The hour for sculpture has dawned and, for the first time in 30 years, the RA has presented a major exhibition of British sculpture, featuring everything from Alfred Gilbert’s portrait of Queen Victoria to an electric fire stuffed with a goldfish by Bill Woodrow. Except that this show is far from comprehensive. Where are the sculptures by Richard Deacon and Anish Kapoor? Why no mention of Antony Gormley or the Chapman Brothers?
The title of the exhibition is ‘Modern British Sculpture’, so what are Jeff Koons (American), Kurt Schwitters (German) and Naum Gabo (Russian) doing here?
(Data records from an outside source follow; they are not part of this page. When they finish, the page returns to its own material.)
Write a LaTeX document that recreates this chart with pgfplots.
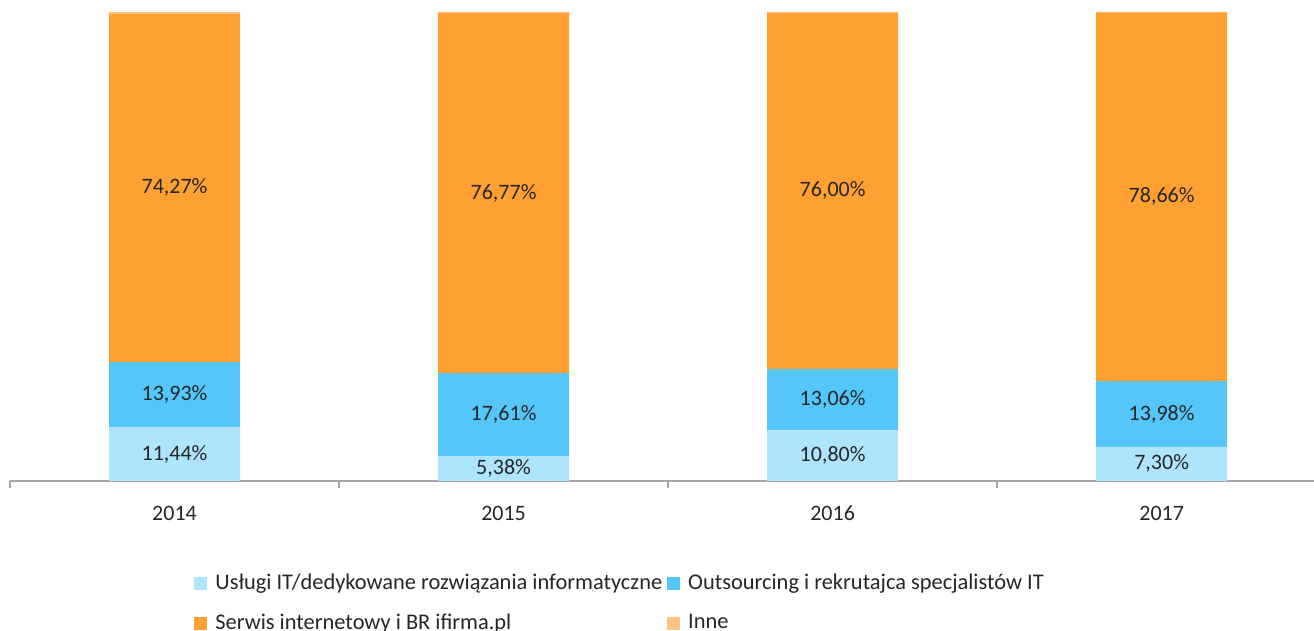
\documentclass[border=0pt]{standalone}
\usepackage{fontspec}
\setmainfont{Carlito}
\usepackage{pgfplots}
\pgfplotsset{compat=1.18}
\definecolor{cA}{HTML}{AEE4FC}
\definecolor{cB}{HTML}{55C6FA}
\definecolor{cC}{HTML}{FFA033}
\definecolor{cD}{HTML}{FFC285}
\definecolor{txt}{HTML}{262626}
\definecolor{axl}{HTML}{A6A6A6}
\begin{document}
\begin{tikzpicture}
\path[use as bounding box] (0pt,0pt) rectangle (657pt,315.5pt);
\begin{axis}[
  at={(5pt,75pt)}, anchor=south west,
  scale only axis, width=652pt, height=234.5pt,
  ybar stacked, bar width=65.5pt,
  xmin=-0.5, xmax=3.463, ymin=0, ymax=100,
  hide y axis,
  axis x line*=bottom,
  x axis line style={draw=axl, line width=0.8pt, -},
  xtick={0,1,2,3}, xticklabels={2014,2015,2016,2017},
  minor xtick={-0.5,0.5,1.5,2.5},
  major tick length=0pt, minor tick length=3.5pt,
  every tick/.style={draw=axl, line width=0.8pt},
  tick align=outside,
  xticklabel style={font=\fontsize{11}{13}\selectfont, text=txt, yshift=-9pt},
  /pgf/number format/assume math mode=true,
  /pgf/number format/.cd, use comma, fixed, fixed zerofill, precision=2,
  /pgfplots/.cd,
  every node near coord/.append style={anchor=center, font=\fontsize{11}{13}\selectfont, text=txt},
  legend style={at={(0,0)}, anchor=north west, xshift=92pt, yshift=-44.5pt, draw=none, font=\fontsize{11.2}{13.5}\selectfont, text=txt, row sep=6.5pt, inner sep=0pt},
  legend columns=2,
  legend cell align=left,
  /tikz/every even column/.append style={column sep=0.5pt},
  legend image code/.code={\fill[#1] (0pt,-3.25pt) rectangle (6.5pt,3.25pt); \path (8.5pt,0pt);},
]
\addplot+[draw=none, fill=cA, nodes near coords={\pgfmathprintnumber{\pgfplotspointmeta}\%}] coordinates {(0,11.44) (1,5.38) (2,10.80) (3,7.30)};
\addlegendentry{Usługi IT/dedykowane rozwiązania informatyczne}
\addplot+[draw=none, fill=cB, nodes near coords={\pgfmathprintnumber{\pgfplotspointmeta}\%}] coordinates {(0,13.93) (1,17.61) (2,13.06) (3,13.98)};
\addlegendentry{Outsourcing i rekrutajca specjalistów IT}
\addplot+[draw=none, fill=cC, nodes near coords={\pgfmathprintnumber{\pgfplotspointmeta}\%}] coordinates {(0,74.27) (1,76.77) (2,76.00) (3,78.66)};
\addlegendentry{Serwis internetowy i BR ifirma.pl}
\addplot+[draw=none, fill=cD] coordinates {(0,0.36) (1,0.24) (2,0.14) (3,0.06)};
\addlegendentry{Inne}
\end{axis}
\end{tikzpicture}
\end{document}
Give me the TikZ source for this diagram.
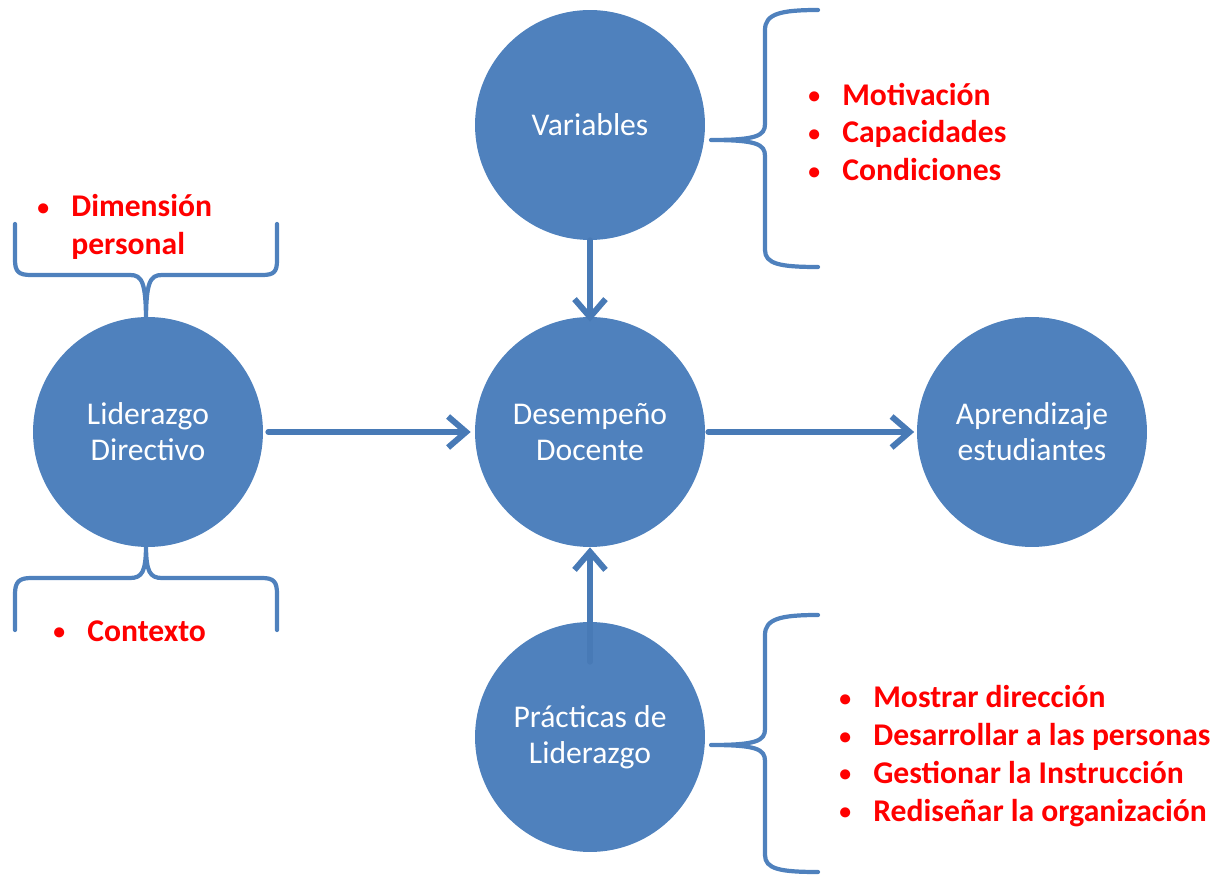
\documentclass[tikz,border=0pt]{standalone}
\usepackage{fontspec}
\setmainfont{Carlito}
\usetikzlibrary{positioning,calc,arrows.meta}

\definecolor{offblue}{RGB}{79,129,189}
\definecolor{arrblue}{RGB}{72,122,182}

\begin{document}
\begin{tikzpicture}[x=0.02cm,y=-0.02cm,line cap=round,line join=round]
	% styles
	\tikzset{
		bubble/.style={circle,fill=offblue,minimum size=4.6cm,inner sep=0pt,text=white,align=center,
			font=\fontsize{18}{20.4}\selectfont},
		flow/.style={arrblue,line width=3.4pt,-{Straight Barb[length=0.36cm,width=0.62cm]}},
		brace/.style={offblue,line width=2.4pt},
		redlist/.style={text=red,anchor=west,inner sep=0pt,align=left,
			font=\fontsize{18}{21.5}\selectfont\bfseries},
	}
	\def\bul{\makebox[0.72cm][l]{\hspace{0.04cm}\raisebox{0.03cm}{\fontsize{13.5}{13.5}\selectfont\textbullet}}}
	
	\useasboundingbox (0,0) rectangle (1218,878);
	
	% circles
	\node[bubble] (var) at (590,125) {Variables};
	\node[bubble] (des) at (590,432) {Desempeño\\Docente};
	\node[bubble] (lid) at (148,432) {Liderazgo\\Directivo};
	\node[bubble] (apr) at (1032,432) {Aprendizaje\\estudiantes};
	\node[bubble] (pra) at (590,737) {Prácticas de\\Liderazgo};
	
	% arrows
	\draw[flow,shorten <=0.1cm,shorten >=0.08cm] (lid.east) -- (des.west);
	\draw[flow,shorten <=0.06cm,shorten >=0.05cm] (des.east) -- (apr.west);
	\draw[flow,shorten >=-0.1cm] (var.south) -- (des.north);
	\draw[flow] ($(pra.north)+(0,40)$) -- (des.south);
	
	% right braces (Variables, Practicas)
	\foreach \yo in {0,605}{
		\draw[brace] (818,10+\yo) .. controls (780,10+\yo) and (765,14+\yo) .. (765,30+\yo)
		-- (765,124+\yo) .. controls (765,136+\yo) and (756,140+\yo) .. (711,140+\yo)
		.. controls (756,140+\yo) and (765,144+\yo) .. (765,156+\yo)
		-- (765,250+\yo) .. controls (765,264+\yo) and (780,267+\yo) .. (818,267+\yo);
	}
	
	% left braces (Liderazgo)
	\draw[brace] (15,224) -- (15,260) .. controls (15,272) and (19,275) .. (31,275)
	-- (130,275) .. controls (142,275) and (146,282) .. (146,322)
	.. controls (146,282) and (150,275) .. (162,275)
	-- (262,275) .. controls (274,275) and (277,272) .. (277,260) -- (277,224);
	\draw[brace] (15,630) -- (15,594) .. controls (15,582) and (19,578) .. (31,578)
	-- (130,578) .. controls (142,578) and (146,572) .. (146,545)
	.. controls (146,572) and (150,578) .. (162,578)
	-- (262,578) .. controls (274,578) and (277,582) .. (277,594) -- (277,630);
	
	% red lists
	\node[redlist] (lvar) at (806,132) {\bul Motivación\\\bul Capacidades\\\bul Condiciones};
	\node[redlist] (lpra) at (837,756) {\bul Mostrar dirección\\\bul Desarrollar a las personas\\\bul Gestionar la Instrucción\\\bul Rediseñar la organización};
	\node[redlist] (ldim) at (35,227) {\bul Dimensión\\\hspace*{0.72cm}personal};
	\node[redlist] (lcon) at (51,631) {\bul Contexto};
\end{tikzpicture}
\end{document}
The answer seems to be that this is not so much a survey of the subject as a selection of sculpture from Britain and around the world. The works are presented in the context of cultural themes-empire, landscape, colonial influences-with sculptures on show only where they pertain to the thesis.
The exhibition is arguably more interesting if eccentric-as a result of its obvious omissions, if only because these allow more space for the unusual. There is, for instance, a wonderful totemic carving made by the Chokwe tribe of the Congo, an example of the kind of African and Indian art, with its coupling of sex and religion, that inspired Jacob Epstein and Eric Gill. Tang dynasty pottery is here, too, as is work by Cornish potter Bernard Leach.
And then, a little further along, is a wall of sheets torn from The Sun’s Page 3 in a work by Gustav Metzger, included, the curators state rather primly, to reflect ‘the pornography of journalism-a daily production’.
Julian Opie, most celebrated for his bright, cartoonish portraits, is represented in the show by an empty steel cabinet he made early in his career; Sarah Lucas by Portable Smoking Area, comprising a wooden box stuck, like a hairdryer, above a chair. The landscape section features one of Sir Anthony’s most delicately balanced pieces, Early One Morning, strung out like birds on a wire.
Despite the inclusion of a number of iconic 20th-century works, such as Barbara Hepworth’s Single Form and Lutyens’s maquettes for the Cenotaph, a better title might have been ‘Influences On British Sculpture From Around The Globe’, or perhaps even ‘What Is Sculpture?’. ‘We were more interested in interesting ideas than producing a straight survey and an expected exhibition,’ says one of the show’s publicists, and, in this respect, ‘Modern British Sculpture’ is admirably true to its aim.